I recently revisited a discussion around The Great Taking by David Rogers Webb, and it forced me to think more carefully about how ownership actually works in modern finance. Webb’s core point—that most people don’t truly hold their financial assets directly but instead hold beneficial claims through layers of custodians and clearing systems—raises legitimate questions about how secure those assets really are in a systemic crisis. It challenges the common assumption that a brokerage statement equals direct ownership.
That conversation naturally leads into Bitcoin, which many people—especially in communities like Nostr—see as an answer to that problem. The idea is simple: if you control the private keys, you control the asset. No broker, no clearinghouse, no intermediary chain that could potentially rehypothecate or freeze your holdings. In theory, that creates a form of financial sovereignty that traditional markets do not provide.

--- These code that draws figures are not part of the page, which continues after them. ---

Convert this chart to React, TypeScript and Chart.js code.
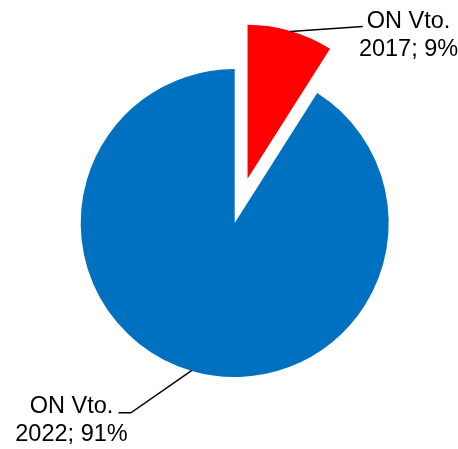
import React, { useEffect, useRef } from "react";
import { Chart, registerables } from "chart.js";

Chart.register(...registerables);

const categories = ["ON Vto. 2017", "ON Vto. 2022"];
const labelLines = [
  ["ON Vto.", "2017; 9%"],
  ["ON Vto.", "2022; 91%"],
];
const shares = [9, 91];
const colors = ["#FF0000", "#0070C0"];

// style / layout constants
const explode = [46, 0];
const FONT = '23.5px "Liberation Sans", Arial, sans-serif';
// leader path offsets relative to anchor point on arc edge, and text placement
const leaderPaths = [
  [[0, 0], [72.4, -5]],
  [[0, 0], [-61, 42.4], [-73.4, 42.4]],
];
const textPlace = [
  { dx: 118.2, dy: -3.3 },
  { dx: -120.4, dy: 42.7 },
];
const LINE_H = 27.5;

const explodePlugin = {
  id: "explodeSlices",
  afterDatasetsUpdate(chart: any) {
    const meta = chart.getDatasetMeta(0);
    meta.data.forEach((arc: any, i: number) => {
      const d = explode[i];
      if (!d) return;
      const mid = (arc.startAngle + arc.endAngle) / 2;
      arc.x += Math.cos(mid) * d;
      arc.y += Math.sin(mid) * d;
    });
  },
};

const labelPlugin = {
  id: "leaderLabels",
  afterDraw(chart: any) {
    const ctx = chart.ctx;
    const meta = chart.getDatasetMeta(0);
    ctx.save();
    meta.data.forEach((arc: any, i: number) => {
      const mid = (arc.startAngle + arc.endAngle) / 2;
      const r = arc.outerRadius - 0.5;
      const ax = arc.x + Math.cos(mid) * r;
      const ay = arc.y + Math.sin(mid) * r;
      ctx.beginPath();
      leaderPaths[i].forEach(([dx, dy], k) => {
        if (k === 0) ctx.moveTo(ax + dx, ay + dy);
        else ctx.lineTo(ax + dx, ay + dy);
      });
      ctx.strokeStyle = "#000";
      ctx.lineWidth = 1.5;
      ctx.stroke();
      ctx.font = FONT;
      ctx.fillStyle = "#000";
      ctx.textAlign = "center";
      ctx.textBaseline = "alphabetic";
      const tp = textPlace[i];
      labelLines[i].forEach((line, k) => {
        ctx.fillText(line, ax + tp.dx, ay + tp.dy + k * LINE_H);
      });
    });
    ctx.restore();
  },
};

export default function App() {
  const ref = useRef<HTMLCanvasElement | null>(null);
  useEffect(() => {
    if (!ref.current) return;
    const chart = new Chart(ref.current, {
      type: "pie",
      data: {
        labels: categories,
        datasets: [
          {
            data: shares,
            backgroundColor: colors,
            borderWidth: 0,
          },
        ],
      },
      options: {
        responsive: false,
        animation: false,
        layout: { padding: { left: 80.7, right: 69.3, top: 69, bottom: 72 } },
        plugins: {
          legend: { display: false },
          tooltip: { enabled: false },
        },
      },
      plugins: [explodePlugin, labelPlugin],
    });
    return () => chart.destroy();
  }, []);
  return (
    <div style={{ position: "fixed", left: 0, top: 0, width: 458, height: 449, background: "#fff" }}>
      <canvas ref={ref} width={458} height={449} style={{ display: "block" }} />
    </div>
  );
}
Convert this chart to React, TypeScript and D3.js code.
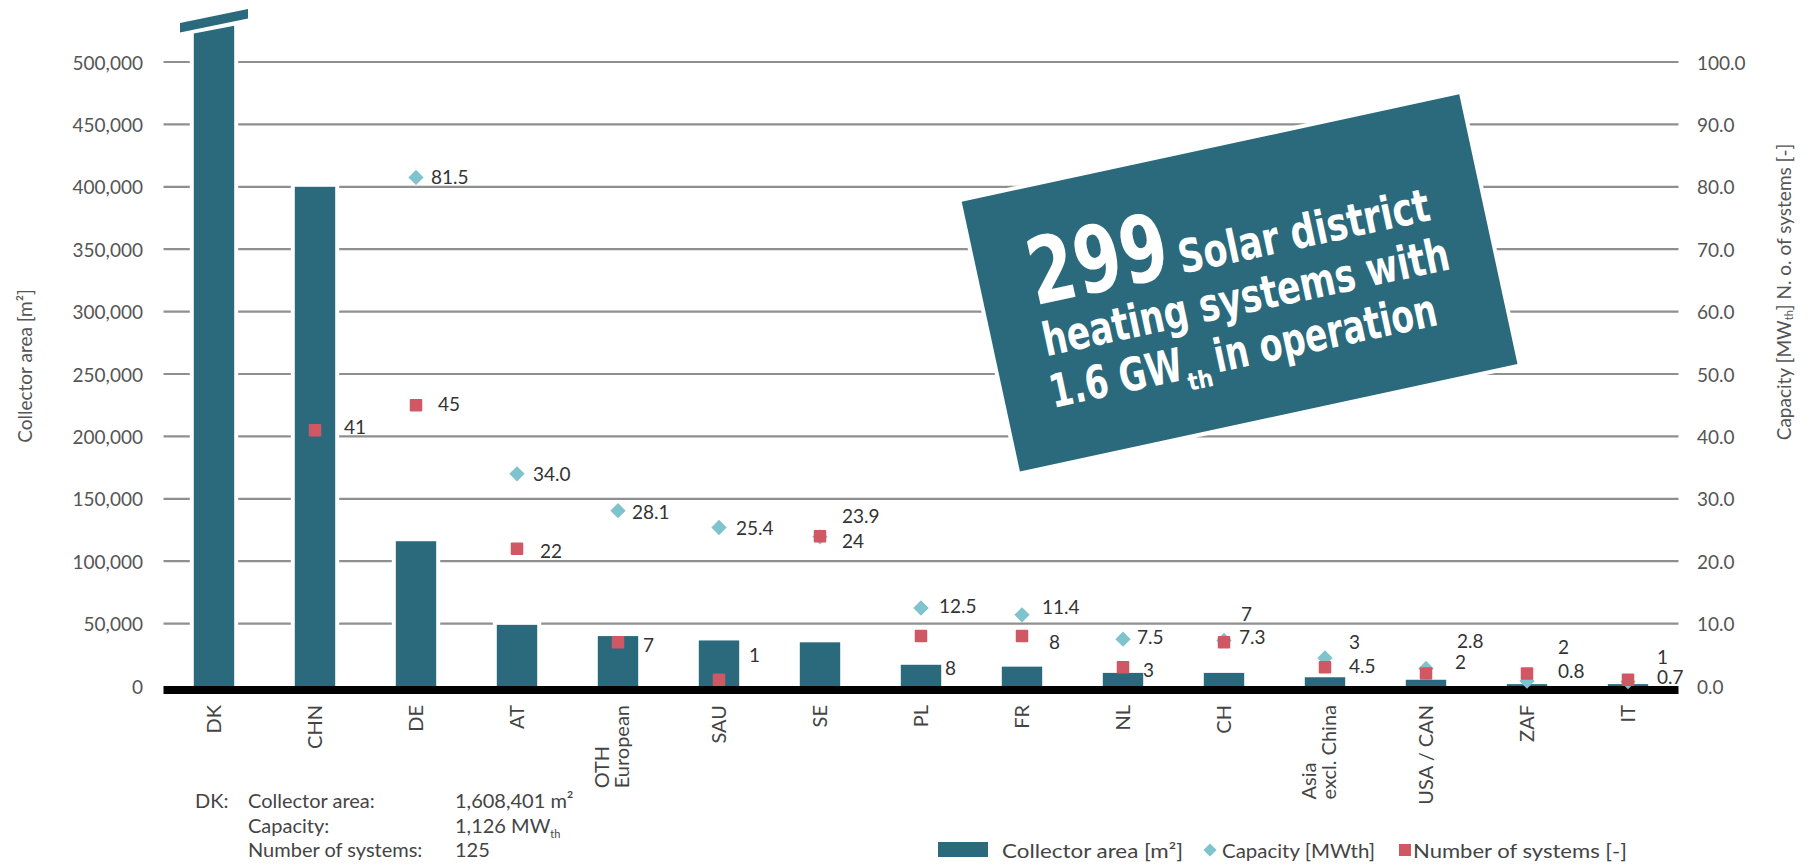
import React from "react";
import * as d3 from "d3";

// Solar district heating: collector area (bars), capacity and number of systems (markers)
const categories = [
  "DK", "CHN", "DE", "AT", "OTH\nEuropean", "SAU", "SE", "PL", "FR", "NL", "CH",
  "Asia\nexcl. China", "USA / CAN", "ZAF", "IT",
];
const collectorArea = [
  1608401, 400000, 116000, 49000, 40000, 36500, 35000, 17000, 15500, 10500, 10500, 7000, 5000, 1500, 1500,
];
const capacityMW: (number | null)[] = [
  1126, null, 81.5, 34.0, 28.1, 25.4, 23.9, 12.5, 11.4, 7.5, 7.3, 4.5, 2.8, 0.8, 0.7,
];
const systemCount: (number | null)[] = [125, 41, 45, 22, 7, 1, 24, 8, 8, 3, 7, 3, 2, 2, 1];

const areaTicks = [0, 50000, 100000, 150000, 200000, 250000, 300000, 350000, 400000, 450000, 500000];
const rightTicks = [0, 10, 20, 30, 40, 50, 60, 70, 80, 90, 100];

// label placement next to each marker [dx, dy]
const capacityNudge: [number, number][] = [
  [0, 0], [0, 0], [15, -1], [16, 0], [14, 1], [17, 0], [22, -21], [18, -3], [20, -8],
  [14, -3], [15, -4], [24, 8], [31, -28], [31, -11], [29, -5],
];
const systemsNudge: [number, number][] = [
  [0, 0], [29, -4], [22, -2], [23, 2], [25, 2], [30, -25], [22, 4], [24, 31], [27, 5],
  [20, 2], [17, -29], [24, -26], [29, -12], [31, -27], [29, -23],
];

const W = 1816;
const H = 867;
const TEAL = "#2a6a7c";
const CYAN = "#7fc3cc";
const RED = "#cf5864";
const GRID = "#8f8f8f";
const FONT = "Lato, 'Open Sans', sans-serif";
const BOX_FONT = "'Liberation Sans Narrow', 'DejaVu Sans Condensed', sans-serif";

const X0 = 163.5;
const X1 = 1678.5;
const Y0 = 686;
const YTOP = 62;
const AREA_MAX = 500000;
const BREAK_VALUE = 526000;

let measureCtx: CanvasRenderingContext2D | null = null;
function textWidth(text: string, font: string): number {
  if (!measureCtx) {
    const c = document.createElement("canvas");
    measureCtx = c.getContext("2d");
  }
  if (!measureCtx) return text.length * 10;
  measureCtx.font = font;
  return measureCtx.measureText(text).width;
}

export default function App() {
  const x = d3
    .scaleBand<string>()
    .domain(categories)
    .range([X0, X1])
    .paddingInner(0.6)
    .paddingOuter(0.3);
  const yArea = d3.scaleLinear().domain([0, AREA_MAX]).range([Y0, YTOP]);
  const yRight = d3.scaleLinear().domain([0, 100]).range([Y0, YTOP]);
  const bw = x.bandwidth();
  const cx = (c: string) => (x(c) as number) + bw / 2;
  const fmtArea = d3.format(",");
  const fmtRight = d3.format(".1f");

  const diamond = d3.symbol().type(d3.symbolDiamond2).size(150);
  const legendDiamond = d3.symbol().type(d3.symbolDiamond2).size(110);

  // bar geometry, with a slanted break for values above the axis
  const bars = categories.map((c, i) => {
    const v = collectorArea[i];
    const x0 = x(c) as number;
    const x1 = x0 + bw;
    if (v > AREA_MAX) {
      const yc = yArea(BREAK_VALUE);
      const slope = 0.19;
      const half = bw / 2;
      const pts = [
        [x0, Y0],
        [x0, yc + slope * half],
        [x1, yc - slope * half],
        [x1, Y0],
      ];
      return { c, broken: true, pts, yc };
    }
    return { c, broken: false, x0, y: yArea(v), w: bw, h: Y0 - yArea(v) };
  });

  const catFont = `20px ${FONT}`;
  const catTop = 705;
  const lineH = 20;

  // callout geometry
  const boxX = 961.7;
  const boxY = 201.7;
  const boxAngle = -12.18;
  const boxW = 509;
  const boxH = 276;

  return (
    <svg
      width={W}
      height={H}
      viewBox={`0 0 ${W} ${H}`}
      style={{ position: "absolute", left: 0, top: 0, display: "block", background: "#fff" }}
      fontFamily={FONT}
    >
      <rect x={0} y={0} width={W} height={H} fill="#fff" />

      {/* gridlines */}
      {areaTicks
        .filter((t) => t > 0)
        .map((t) => (
          <line key={`g${t}`} x1={X0} x2={X1} y1={yArea(t)} y2={yArea(t)} stroke={GRID} strokeWidth={2.2} />
        ))}

      {/* left tick labels */}
      {areaTicks.map((t) => (
        <text
          key={`l${t}`}
          x={143}
          y={yArea(t)}
          textAnchor="end"
          dominantBaseline="central"
          fontSize={19}
          fill="#555"
        >
          {fmtArea(t)}
        </text>
      ))}

      {/* right tick labels */}
      {rightTicks.map((t) => (
        <text
          key={`r${t}`}
          x={1697}
          y={yRight(t)}
          textAnchor="start"
          dominantBaseline="central"
          fontSize={19}
          fill="#555"
        >
          {fmtRight(t)}
        </text>
      ))}

      {/* axis titles */}
      <text
        transform={`translate(24, 366) rotate(-90)`}
        textAnchor="middle"
        dominantBaseline="central"
        fontSize={19}
        fill="#555"
      >
        Collector area [m²]
      </text>
      <text
        transform={`translate(1783, 292) rotate(-90)`}
        textAnchor="middle"
        dominantBaseline="central"
        fontSize={19}
        fill="#555"
      >
        Capacity [MW
        <tspan fontSize={11} dy={5}>th</tspan>
        <tspan dy={-5}>] N. o. of systems [-]</tspan>
      </text>

      {/* bar halos */}
      {bars.map((b) =>
        b.broken ? (
          <polygon
            key={`h${b.c}`}
            points={(b.pts as number[][]).map((p) => p.join(",")).join(" ")}
            fill="#fff"
            stroke="#fff"
            strokeWidth={8}
            strokeLinejoin="miter"
          />
        ) : (
          <rect
            key={`h${b.c}`}
            x={(b.x0 as number) - 4}
            y={(b.y as number) - 4}
            width={(b.w as number) + 8}
            height={(b.h as number) + 4}
            fill="#fff"
          />
        )
      )}

      {/* bars */}
      {bars.map((b) =>
        b.broken ? (
          <g key={`b${b.c}`}>
            <polygon
              points={(b.pts as number[][]).map((p) => p.join(",")).join(" ")}
              fill={TEAL}
            />
            {(() => {
              const c0 = cx(b.c);
              const yc = b.yc as number;
              const half = 34;
              const slope = 0.205;
              const lower = yc - 4;
              const upper = lower - 9.5;
              const pts = [
                [c0 - half, lower + slope * half],
                [c0 + half, lower - slope * half],
                [c0 + half, upper - slope * half],
                [c0 - half, upper + slope * half],
              ];
              return <polygon points={pts.map((p) => p.join(",")).join(" ")} fill={TEAL} />;
            })()}
          </g>
        ) : (
          <rect key={`b${b.c}`} x={b.x0 as number} y={b.y as number} width={b.w as number} height={b.h as number} fill={TEAL} />
        )
      )}

      {/* baseline */}
      <rect x={X0} y={Y0} width={X1 - X0} height={8} fill="#000" />

      {/* capacity markers */}
      {categories.map((c, i) => {
        const v = capacityMW[i];
        if (v == null || v > 100) return null;
        return (
          <path key={`d${c}`} d={diamond() as string} transform={`translate(${cx(c)}, ${yRight(v)})`} fill={CYAN} />
        );
      })}

      {/* systems markers */}
      {categories.map((c, i) => {
        const v = systemCount[i];
        if (v == null || v > 100) return null;
        const s = 12.5;
        return <rect key={`s${c}`} x={cx(c) - s / 2} y={yRight(v) - s / 2} width={s} height={s} rx={1} fill={RED} />;
      })}

      {/* marker labels */}
      {categories.map((c, i) => {
        const v = capacityMW[i];
        if (v == null || v > 100) return null;
        const [dx, dy] = capacityNudge[i];
        return (
          <text
            key={`dl${c}`}
            x={cx(c) + dx}
            y={yRight(v) + dy}
            dominantBaseline="central"
            fontSize={19}
            fill="#333"
          >
            {fmtRight(v)}
          </text>
        );
      })}
      {categories.map((c, i) => {
        const v = systemCount[i];
        if (v == null || v > 100) return null;
        const [dx, dy] = systemsNudge[i];
        return (
          <text
            key={`sl${c}`}
            x={cx(c) + dx}
            y={yRight(v) + dy}
            dominantBaseline="central"
            fontSize={19}
            fill="#333"
          >
            {v}
          </text>
        );
      })}

      {/* category labels */}
      {categories.map((c) => {
        const lines = c.split("\n");
        const center = cx(c);
        if (lines.length === 1) {
          return (
            <text
              key={`c${c}`}
              transform={`translate(${center - 1}, ${catTop}) rotate(-90)`}
              textAnchor="end"
              dominantBaseline="central"
              fontSize={20}
              fill="#444"
            >
              {c}
            </text>
          );
        }
        const longest = Math.max(...lines.map((l) => textWidth(l, catFont)));
        const startY = catTop + longest;
        return (
          <g key={`c${c}`}>
            {lines.map((l, k) => (
              <text
                key={k}
                transform={`translate(${center - 7 + (k - (lines.length - 1) / 2) * lineH}, ${startY}) rotate(-90)`}
                textAnchor="start"
                dominantBaseline="central"
                fontSize={20}
                fill="#444"
              >
                {l}
              </text>
            ))}
          </g>
        );
      })}

      {/* DK note */}
      <g fontSize={20} fill="#444">
        <text x={195} y={808}>DK:</text>
        <text x={248} y={808}>Collector area:</text>
        <text x={455} y={808}>1,608,401 m²</text>
        <text x={248} y={833}>Capacity:</text>
        <text x={455} y={833}>
          1,126 MW<tspan fontSize={11} dy={5}>th</tspan>
        </text>
        <text x={248} y={857}>Number of systems:</text>
        <text x={455} y={857}>125</text>
      </g>

      {/* legend */}
      <g fontSize={19} fill="#444">
        <rect x={938} y={842} width={50} height={15} fill={TEAL} />
        <text x={1002} y={850} dominantBaseline="central" textLength={181} lengthAdjust="spacingAndGlyphs">
          Collector area [m²]
        </text>
        <path d={legendDiamond() as string} transform="translate(1210, 850)" fill={CYAN} />
        <text x={1222} y={850} dominantBaseline="central" textLength={153} lengthAdjust="spacingAndGlyphs">
          Capacity [MWth]
        </text>
        <rect x={1399} y={844} width={12} height={12} fill={RED} />
        <text x={1413} y={850} dominantBaseline="central" textLength={214} lengthAdjust="spacingAndGlyphs">
          Number of systems [-]
        </text>
      </g>

      {/* callout */}
      <g transform={`translate(${boxX}, ${boxY}) rotate(${boxAngle})`}>
        <rect x={-4} y={-4} width={boxW + 8} height={boxH + 8} fill="#fff" />
        <rect x={0} y={0} width={boxW} height={boxH} fill={TEAL} />
        <g fill="#fff" fontFamily={BOX_FONT} fontWeight="bold">
          <text x={50} y={117} fontSize={92} textLength={141} lengthAdjust="spacingAndGlyphs">
            299
          </text>
          <text x={200} y={117} fontSize={46} textLength={256} lengthAdjust="spacingAndGlyphs">
            Solar district
          </text>
          <text x={50} y={169} fontSize={46} textLength={415} lengthAdjust="spacingAndGlyphs">
            heating systems with
          </text>
          <text x={46} y={221} fontSize={46} textLength={135} lengthAdjust="spacingAndGlyphs">
            1.6 GW
          </text>
          <text x={183} y={233} fontSize={24}>
            th
          </text>
          <text x={214} y={221} fontSize={46} textLength={227} lengthAdjust="spacingAndGlyphs">
            in operation
          </text>
        </g>
      </g>
    </svg>
  );
}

However, I remain cautious. Bitcoin’s promise of independence from centralized finance exists alongside realities that introduce new uncertainties. For one, the origin of Bitcoin remains opaque. The identity of Satoshi Nakamoto is still unknown, and while the protocol is open source and decentralized, the lack of historical clarity inevitably raises questions about how the system began and why it was allowed to develop so freely in its early years.
Another concern is the relationship between Bitcoin and governments. While the protocol itself may be difficult to control, the access points to it—exchanges, banking rails, and taxation systems—are not. Nearly every on-ramp and off-ramp requires identity verification and transaction records. The blockchain’s transparency, which is essential for trust and verification, also means transactions can be traced once an address is tied to a real person. In that sense, the same transparency that gives Bitcoin integrity can also create a form of financial surveillance.
There is also the issue of volatility. Even when Bitcoin is used in peer-to-peer transactions, its price swings—often influenced by large institutional players, derivatives markets, and macroeconomic policy signals—make it difficult to treat as stable money. While institutions and governments do not control the network itself, their actions in adjacent markets clearly affect its price and perception.
All of this leaves me in a position that is neither dismissive nor blindly optimistic. Bitcoin represents a genuine technological innovation that addresses some of the structural weaknesses in modern financial custody. At the same time, it operates within a broader economic and political environment that is still evolving.
So the question isn’t simply whether Bitcoin is safe or unsafe. The deeper question is how a decentralized monetary network will coexist with governments and financial systems that historically expect to control money and the mechanisms of exchange. The answer to that question will likely determine whether Bitcoin becomes a durable store of value, a parallel financial system, or something else entirely.